*What you have to do:* Skip the pictures. Set down, word for word, the lines from the start of the material up to and including the line with "import plotly.graph_objects as go".

- - - -

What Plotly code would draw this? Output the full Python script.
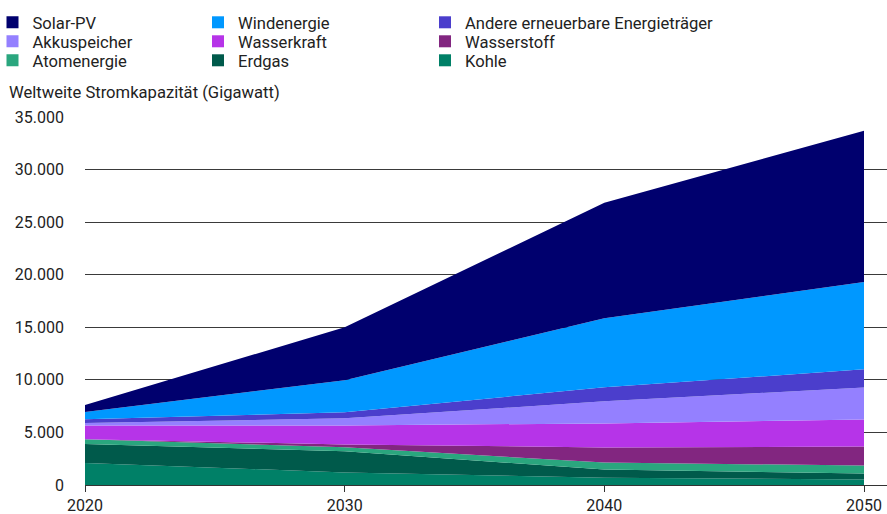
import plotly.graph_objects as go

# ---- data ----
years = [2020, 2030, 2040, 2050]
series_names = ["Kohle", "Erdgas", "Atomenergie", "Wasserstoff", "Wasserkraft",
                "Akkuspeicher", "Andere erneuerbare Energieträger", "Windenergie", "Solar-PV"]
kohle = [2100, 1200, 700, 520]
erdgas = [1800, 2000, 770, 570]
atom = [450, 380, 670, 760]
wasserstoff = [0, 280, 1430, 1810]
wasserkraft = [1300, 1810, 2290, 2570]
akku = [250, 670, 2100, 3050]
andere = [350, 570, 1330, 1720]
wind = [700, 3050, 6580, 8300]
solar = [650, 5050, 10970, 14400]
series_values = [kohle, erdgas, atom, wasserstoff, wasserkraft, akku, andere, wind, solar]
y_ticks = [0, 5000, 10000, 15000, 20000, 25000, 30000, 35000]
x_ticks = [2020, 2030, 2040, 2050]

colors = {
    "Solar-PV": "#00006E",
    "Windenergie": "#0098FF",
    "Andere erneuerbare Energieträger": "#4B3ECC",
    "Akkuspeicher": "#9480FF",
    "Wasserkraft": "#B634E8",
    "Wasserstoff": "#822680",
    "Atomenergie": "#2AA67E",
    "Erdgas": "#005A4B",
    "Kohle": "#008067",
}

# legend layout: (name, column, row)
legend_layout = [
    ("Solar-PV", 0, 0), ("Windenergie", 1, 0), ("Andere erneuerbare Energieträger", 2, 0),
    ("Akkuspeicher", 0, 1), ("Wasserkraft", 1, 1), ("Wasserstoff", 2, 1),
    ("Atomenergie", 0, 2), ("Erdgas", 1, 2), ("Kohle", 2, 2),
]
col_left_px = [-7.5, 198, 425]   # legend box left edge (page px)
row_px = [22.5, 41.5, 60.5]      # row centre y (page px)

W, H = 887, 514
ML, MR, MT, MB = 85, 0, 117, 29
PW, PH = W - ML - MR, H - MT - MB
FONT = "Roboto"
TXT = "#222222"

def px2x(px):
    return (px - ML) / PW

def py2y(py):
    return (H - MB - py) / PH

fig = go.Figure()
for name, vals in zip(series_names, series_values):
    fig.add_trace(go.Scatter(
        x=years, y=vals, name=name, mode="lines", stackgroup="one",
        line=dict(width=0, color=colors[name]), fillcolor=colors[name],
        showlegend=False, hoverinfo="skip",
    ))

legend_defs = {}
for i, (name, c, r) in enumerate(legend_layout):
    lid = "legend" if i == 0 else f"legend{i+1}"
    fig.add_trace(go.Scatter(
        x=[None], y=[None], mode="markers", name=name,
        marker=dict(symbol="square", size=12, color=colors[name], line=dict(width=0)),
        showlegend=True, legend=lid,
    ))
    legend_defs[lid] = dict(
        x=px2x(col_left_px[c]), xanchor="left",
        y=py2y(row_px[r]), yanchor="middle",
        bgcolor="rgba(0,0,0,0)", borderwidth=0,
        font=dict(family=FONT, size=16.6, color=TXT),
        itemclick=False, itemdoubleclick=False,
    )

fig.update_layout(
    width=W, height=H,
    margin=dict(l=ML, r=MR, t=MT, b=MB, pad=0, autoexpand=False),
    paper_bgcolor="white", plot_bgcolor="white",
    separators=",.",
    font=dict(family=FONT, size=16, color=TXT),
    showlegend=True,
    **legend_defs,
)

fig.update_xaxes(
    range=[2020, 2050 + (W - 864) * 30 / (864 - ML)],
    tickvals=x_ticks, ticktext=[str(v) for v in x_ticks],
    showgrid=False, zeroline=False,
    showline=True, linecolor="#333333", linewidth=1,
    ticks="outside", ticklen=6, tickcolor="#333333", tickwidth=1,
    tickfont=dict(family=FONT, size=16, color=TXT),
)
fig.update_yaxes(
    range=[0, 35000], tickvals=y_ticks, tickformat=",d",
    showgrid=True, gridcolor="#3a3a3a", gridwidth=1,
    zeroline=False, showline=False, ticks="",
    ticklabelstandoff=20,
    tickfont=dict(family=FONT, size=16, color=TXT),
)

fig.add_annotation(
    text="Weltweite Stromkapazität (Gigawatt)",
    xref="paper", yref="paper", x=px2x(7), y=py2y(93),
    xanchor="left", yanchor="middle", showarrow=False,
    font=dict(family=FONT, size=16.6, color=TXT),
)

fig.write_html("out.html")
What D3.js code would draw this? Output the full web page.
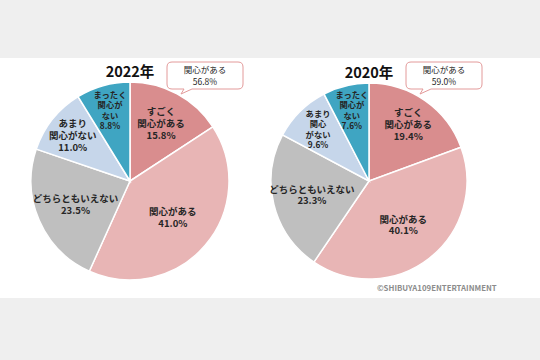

- - - -

*Exercise response:*
What Plotly code would draw this? Output the full Python script.
import plotly.graph_objects as go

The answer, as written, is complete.